I thank all those who put in such an effort to keep the UK together - canvassing on the streets of Glasgow, Edinburgh and Aberdeen, tweeting and retweeting, blogging; it feels so good that this evening I can still write about a United Kingdom and a Great Britain.

That moment last night when I walked into the TVN24 studios and the first unofficial exit poll result at 54-46 to keep the union flashed up on the monitor behind the newsdesk I shall cherish always.

Over the past two weeks, I did no fewer than 16 live or recorded radio and TV interviews regarding the independence referendum (I still have two more in the pipeline). TokFM, Radio PiN, Radio dla Ciebie, Polskie Radio 24, Polsat, TVN and TVP Info. My key message was - it is absolutely in Poland's interest that the United Kingdom stays together. Thank God it did.

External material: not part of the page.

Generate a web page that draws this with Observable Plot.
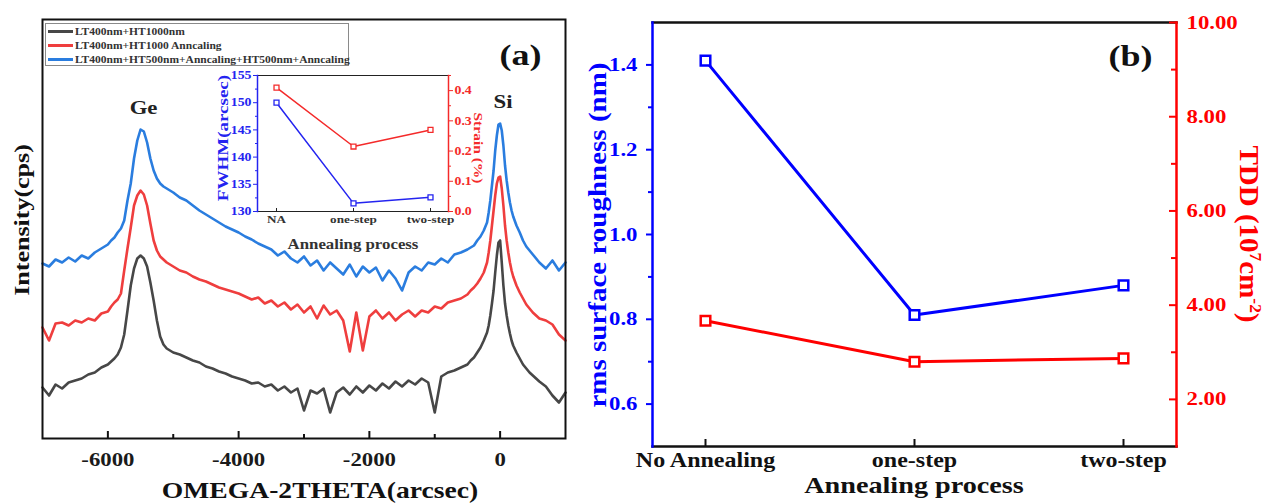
<!DOCTYPE html>
<html><head><meta charset="utf-8">
<script src="https://cdn.jsdelivr.net/npm/d3@7"></script>
<script src="https://cdn.jsdelivr.net/npm/@observablehq/plot@0.6"></script>
<style>
body{margin:0;background:#fff}
#wrap{position:relative;width:1271px;height:504px;overflow:hidden;background:#fff;font-family:"Liberation Serif","Times New Roman",serif;font-weight:bold}
#wrap svg{position:absolute}
.t{position:absolute;white-space:nowrap;font-weight:bold;line-height:1}
.lg{position:absolute;left:45px;top:23px;width:304px;height:43px;border:1px solid #8a8a8a;box-sizing:border-box}
.lr{position:absolute;left:2px;height:14px;display:flex;align-items:center;font-size:9.6px;color:#333;white-space:nowrap}
.lr span.sw{display:inline-block;width:25px;height:3px;margin-right:2px}
.lr span.tx{display:inline-block;transform:scaleX(1.2);transform-origin:left center}
</style></head><body><div id="wrap"></div>
<script>
// ---------- Panel (a): XRD omega-2theta scans ----------
const omega = [-7000,-6900,-6800,-6700,-6600,-6500,-6400,-6300,-6200,-6100,-6000,
-5950,-5900,-5850,-5800,-5750,-5700,-5650,-5600,-5550,-5500,-5450,-5400,-5350,-5300,-5250,-5200,-5150,-5100,
-5000,-4900,-4800,-4700,-4600,-4500,-4400,-4300,-4200,-4100,-4000,-3900,-3800,-3700,-3600,-3500,-3400,-3300,-3200,-3100,-3000,-2900,-2800,-2700,-2600,-2500,-2400,-2300,-2200,-2100,-2000,-1900,-1800,-1700,-1600,-1500,-1400,-1300,-1200,-1100,-1000,-900,-800,-700,-600,
-500,-450,-400,-350,-300,-250,-200,
-175,-150,-125,-100,-75,-50,-25,0,25,50,75,100,125,150,175,
200,250,300,350,400,450,500,
600,700,800,900,1000];
// intensities (a.u., vertically offset traces)
const intBlack = [51,43,54,50,56,58,60,64,66,71,74,
77,80,84,91,104,128,153,170,180,183,180,172,156,138,118,102,94,90,
86,84,81,78,76,72,70,67,65,62,60,58,55,56,52,54,48,52,46,50,28,48,45,50,26,46,51,44,52,46,53,48,55,50,57,52,58,54,60,56,26,62,66,68,71,
74,78,81,86,91,98,106,
113,123,135,148,166,183,196,198,176,153,135,123,113,105,98,
93,86,80,74,70,66,63,
57,52,43,36,46];
const intRed = [111,98,115,116,113,118,116,120,118,125,127,
132,136,139,145,168,190,211,233,243,248,244,233,215,198,188,182,179,176,
172,168,166,162,159,157,154,151,149,147,145,142,139,141,135,138,132,136,129,134,126,132,120,133,124,128,118,87,126,88,122,128,120,126,118,124,128,122,128,126,132,130,136,138,140,
144,148,151,155,160,166,176,
186,198,213,228,243,255,261,262,250,233,213,198,186,176,168,
162,153,146,140,134,130,126,
120,118,114,104,98];
const intBlue = [175,172,179,176,181,177,183,180,186,190,194,
198,201,206,210,218,238,255,280,298,309,307,296,280,268,260,255,252,250,
246,241,238,233,228,224,220,216,212,209,206,202,199,195,192,189,183,187,180,176,182,173,178,168,176,170,164,174,162,172,166,171,158,168,160,148,166,172,168,176,174,180,176,184,186,
189,191,193,198,202,208,216,
226,238,253,268,288,303,314,315,308,293,273,258,246,236,228,
222,213,206,198,192,188,184,
176,170,178,168,176];
const seriesNames = ["LT400nm+HT1000nm","LT400nm+HT1000 Anncaling","LT400nm+HT500nm+Anncaling+HT500nm+Anncaling"];
const seriesColors = ["#474747","#ef3e3e","#2a7ddf"];
const omegaTicks = [-6000,-4000,-2000,0];
const omegaMinor = [-5000,-3000,-1000];
const peakNames = ["Ge","Si"];
const peakPos = [-5500,0];

// inset
const insetSteps = ["NA","one-step","two-step"];
const fwhm = [150,131.5,132.6];
const strain = [0.41,0.215,0.27];
const fwhmTicks = [130,135,140,145,150,155];
const strainTicks = [0,0.1,0.2,0.3,0.4];

// ---------- Panel (b) ----------
const processes = ["No Annealing","one-step","two-step"];
const roughness = [1.41,0.81,0.88];
const tdd = [3.67,2.80,2.87];
const roughTicks = [0.6,0.8,1.0,1.2,1.4];
const roughMinor = [0.7,0.9,1.1,1.3];
const tddTicks = [2,4,6,8,10];
const tddMinor = [3,5,7,9];

const SX = 1.2; // horizontal glyph stretch of the reference typeface
const wrap = document.getElementById("wrap");
const baseStyle = {fontFamily:"Liberation Serif, Times New Roman, serif", fontWeight:"bold", background:"transparent", overflow:"visible"};
function stretchText(svg){
  svg.querySelectorAll("text").forEach(t=>{
    let pre = "";
    const xa = t.getAttribute("x"), ya = t.getAttribute("y");
    const xn = xa!==null && !isNaN(+xa), yn = ya!==null && !isNaN(+ya);
    if (xn || yn) {
      pre = `translate(${xn ? +xa : 0},${yn ? +ya : 0})`;
      if (xn) t.removeAttribute("x");
      if (yn) t.removeAttribute("y");
    }
    const tr = t.getAttribute("transform")||"";
    t.setAttribute("transform", `${tr} ${pre} scale(${SX},1)`.trim());
  });
}
function place(svg, left, top){ stretchText(svg); svg.style.left = left+"px"; svg.style.top = top+"px"; wrap.appendChild(svg); }
function label(html, cx, cy, size, color, rot, squeeze){
  const d = document.createElement("div");
  d.className = "t"; d.innerHTML = html;
  d.style.left = cx+"px"; d.style.top = cy+"px"; d.style.fontSize = size+"px"; d.style.color = color;
  d.style.transform = "translate(-50%,-50%)" + (rot ? ` rotate(${rot}deg) scale(1,${squeeze||1})` : ` scale(${SX},1)`);
  wrap.appendChild(d);
}

// main panel a
const traces = [intBlack, intRed, intBlue];
const peakLabels = peakNames.map((n,i)=>({label:n, x:peakPos[i], y:intBlue[omega.indexOf(peakPos[i])]}));
const pa = Plot.plot({
  width:580, height:504, marginLeft:42, marginRight:15, marginTop:19, marginBottom:66,
  style: baseStyle,
  x:{domain:[-7000,1000]}, y:{domain:[0,419], axis:null},
  marks:[
    ...traces.map((s,k)=>Plot.line(s,{x:(d,i)=>omega[i], y:d=>d, stroke:seriesColors[k], strokeWidth:2.6})),
    Plot.ruleX(omegaTicks,{x:d=>d, insetTop:412, stroke:"#111", strokeWidth:2}),
    Plot.ruleX(omegaMinor,{x:d=>d, insetTop:415, stroke:"#111", strokeWidth:2}),
    Plot.axisX({ticks:omegaTicks, tickFormat:d=>String(d), tickSize:0, tickPadding:14, fontSize:19, fill:"#1a1a1a", label:null}),
    Plot.frame({stroke:"#111", strokeWidth:2}),
    Plot.text(peakLabels,{x:"x", y:"y", text:"label", dx:3, dy:-22, fontSize:19, fill:"#222"}),
    Plot.text(["(a)"],{frameAnchor:"top-right", dx:-24, dy:24, fontSize:30, fill:"#111"})
  ]
});
place(pa,0,0);

// inset (FWHM, left axis)
const insetGeom = {width:310, height:200, marginLeft:67, marginRight:52, marginTop:15, marginBottom:49};
const insetBlue = "#2424f0", insetRed = "#f42a2a";
const inA = Plot.plot({
  ...insetGeom, style: baseStyle,
  x:{type:"point", domain:insetSteps, padding:0.24},
  y:{domain:[130,155]},
  marks:[
    Plot.frame({anchor:"top", stroke:"#222", strokeWidth:1.2}),
    Plot.frame({anchor:"bottom", stroke:"#222", strokeWidth:1.2}),
    Plot.frame({anchor:"left", stroke:insetBlue, strokeWidth:1.5}),
    Plot.ruleX(insetSteps,{x:d=>d, insetTop:133, stroke:"#222"}),
    Plot.axisX({tickSize:0, tickPadding:4, fontSize:11, fill:"#333", label:null}),
    Plot.axisY({ticks:fwhmTicks, tickSize:4, tickPadding:2, fontSize:11.5, color:insetBlue, label:null}),
    Plot.axisY({ticks:[132.5,137.5,142.5,147.5,152.5], tickSize:2, text:null, color:insetBlue, label:null}),
    Plot.line(fwhm,{x:(d,i)=>insetSteps[i], y:d=>d, stroke:insetBlue, strokeWidth:1.5}),
    Plot.dot(fwhm,{x:(d,i)=>insetSteps[i], y:d=>d, symbol:"square", r:2.8, fill:"white", stroke:insetBlue, strokeWidth:1.3})
  ]
});
place(inA,190,60);
// inset (strain, right axis)
const inB = Plot.plot({
  ...insetGeom, style: baseStyle,
  x:{type:"point", domain:insetSteps, padding:0.24, axis:null},
  y:{domain:[0,0.45], axis:null},
  marks:[
    Plot.frame({anchor:"right", stroke:insetRed, strokeWidth:1.5}),
    Plot.axisY({anchor:"right", ticks:strainTicks, tickFormat:d3.format(".1f"), tickSize:4, tickPadding:2, fontSize:11.5, color:insetRed, label:null}),
    Plot.axisY({anchor:"right", ticks:[0.05,0.15,0.25,0.35,0.45], tickSize:2, text:null, color:insetRed, label:null}),
    Plot.line(strain,{x:(d,i)=>insetSteps[i], y:d=>d, stroke:insetRed, strokeWidth:1.5}),
    Plot.dot(strain,{x:(d,i)=>insetSteps[i], y:d=>d, symbol:"square", r:2.8, fill:"white", stroke:insetRed, strokeWidth:1.3})
  ]
});
place(inB,190,60);

// panel b left (roughness)
const bGeom = {width:691, height:504, marginLeft:72, marginRight:95, marginTop:22, marginBottom:58};
const bBlue = "#0000ff", bRed = "#ff0000";
const pb1 = Plot.plot({
  ...bGeom, style: baseStyle,
  x:{type:"point", domain:processes, padding:0.25},
  y:{domain:[0.5,1.5]},
  marks:[
    Plot.frame({anchor:"top", stroke:"#111", strokeWidth:2.5}),
    Plot.frame({anchor:"bottom", stroke:"#111", strokeWidth:2.5}),
    Plot.frame({anchor:"left", stroke:bBlue, strokeWidth:2.5}),
    Plot.ruleX(processes,{x:d=>d, insetTop:417, stroke:"#111", strokeWidth:2}),
    Plot.axisX({tickSize:0, tickPadding:6, fontSize:20, fill:"#111", label:null}),
    Plot.axisY({ticks:roughTicks, tickFormat:d3.format(".1f"), tickSize:6, tickPadding:9, fontSize:19, color:bBlue, strokeWidth:2, label:null}),
    Plot.axisY({ticks:roughMinor, tickSize:4, text:null, color:bBlue, strokeWidth:2, label:null}),
    Plot.line(roughness,{x:(d,i)=>processes[i], y:d=>d, stroke:bBlue, strokeWidth:3}),
    Plot.dot(roughness,{x:(d,i)=>processes[i], y:d=>d, symbol:"square", r:5.4, fill:"white", stroke:bBlue, strokeWidth:2.5}),
    Plot.text(["(b)"],{frameAnchor:"top-right", dx:-24, dy:22, fontSize:30, fill:"#111"})
  ]
});
place(pb1,580,0);
// panel b right (TDD)
const pb2 = Plot.plot({
  ...bGeom, style: baseStyle,
  x:{type:"point", domain:processes, padding:0.25, axis:null},
  y:{domain:[1,10], axis:null},
  marks:[
    Plot.frame({anchor:"right", stroke:bRed, strokeWidth:2.5}),
    Plot.ruleY(tddTicks,{y:d=>d, insetLeft:517, stroke:bRed, strokeWidth:2}),
    Plot.ruleY(tddMinor,{y:d=>d, insetLeft:519, stroke:bRed, strokeWidth:2}),
    Plot.axisY({anchor:"right", ticks:tddTicks, tickFormat:d3.format(".2f"), tickSize:0, tickPadding:10, fontSize:19, color:bRed, label:null}),
    Plot.line(tdd,{x:(d,i)=>processes[i], y:d=>d, stroke:bRed, strokeWidth:3}),
    Plot.dot(tdd,{x:(d,i)=>processes[i], y:d=>d, symbol:"square", r:5.4, fill:"white", stroke:bRed, strokeWidth:2.5})
  ]
});
place(pb2,580,0);

// legend (panel a)
const lg = document.createElement("div"); lg.className = "lg";
seriesNames.forEach((n,k)=>{
  const r = document.createElement("div"); r.className = "lr"; r.style.top = (k*14)+"px";
  r.innerHTML = `<span class="sw" style="background:${seriesColors[k]}"></span><span class="tx">${n}</span>`;
  lg.appendChild(r);
});
wrap.appendChild(lg);

// axis titles
label("OMEGA-2THETA(arcsec)", 320, 490, 23, "#111", 0);
label("Intensity(cps)", 22, 220, 26, "#111", -90, 0.82);
label("FWHM(arcsec)", 223, 138, 19, insetBlue, -90, 0.8);
label("Strain (%)", 478, 148, 15.5, insetRed, 90, 0.85);
label("Annealing process", 353, 245, 14, "#333", 0);
label("Annealing process", 914, 486, 23.5, "#111", 0);
label("rms surface roughness (nm)", 598, 235, 29, bBlue, -90, 0.85);
label("TDD (10<sup style='font-size:0.6em'>7</sup>cm<sup style='font-size:0.6em'>-2</sup>)", 1249, 234, 29, bRed, 90, 0.95);
</script></body></html>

Footnote. I'm less than thrilled by the new Polish government announced today. At a time of external threat, the notion of having a political street-fighter with little foreign experience and language skill like Grzegorz Schetyna running Poland's diplomacy worries me somewhat. Fingers crossed for the new team nevertheless.

This time last year:
The S2 opens all the way to Puławska

This time two years ago:

This time three years ago:
Push-pull for Mazowsze

This time four years ago:
Okęcie runway repairs are complete

This time six years ago:
I know that painting from somewhere...

This time seven years ago:
The March of Progress, ul. Postępu


Bob said...

The new FM will be like a deer in the headlights or a bump on a log as we say. Very poor decision in my opinion. He has no value to add.

AndrzejK said...

The Scots, or rather the arch ex communist leader of the SNP scored a very neat own goal. Having insisted on the independence vote which led to promises of more power to the Scottish "parliamen" has led directly to the Tories announcing plans to devolve powers to the English and limit the powers of Scottish MP's at Westminster to vote on issues which do not affect Scotland.

Not the outcome Salmond was hoping for which is why I guess he had no option but to resign.

Interestingly my younger daughter Ewa is doing reseach on attitudes of second generation Poles born in the UK. Some describe their nationality as Polish, many British and a few English.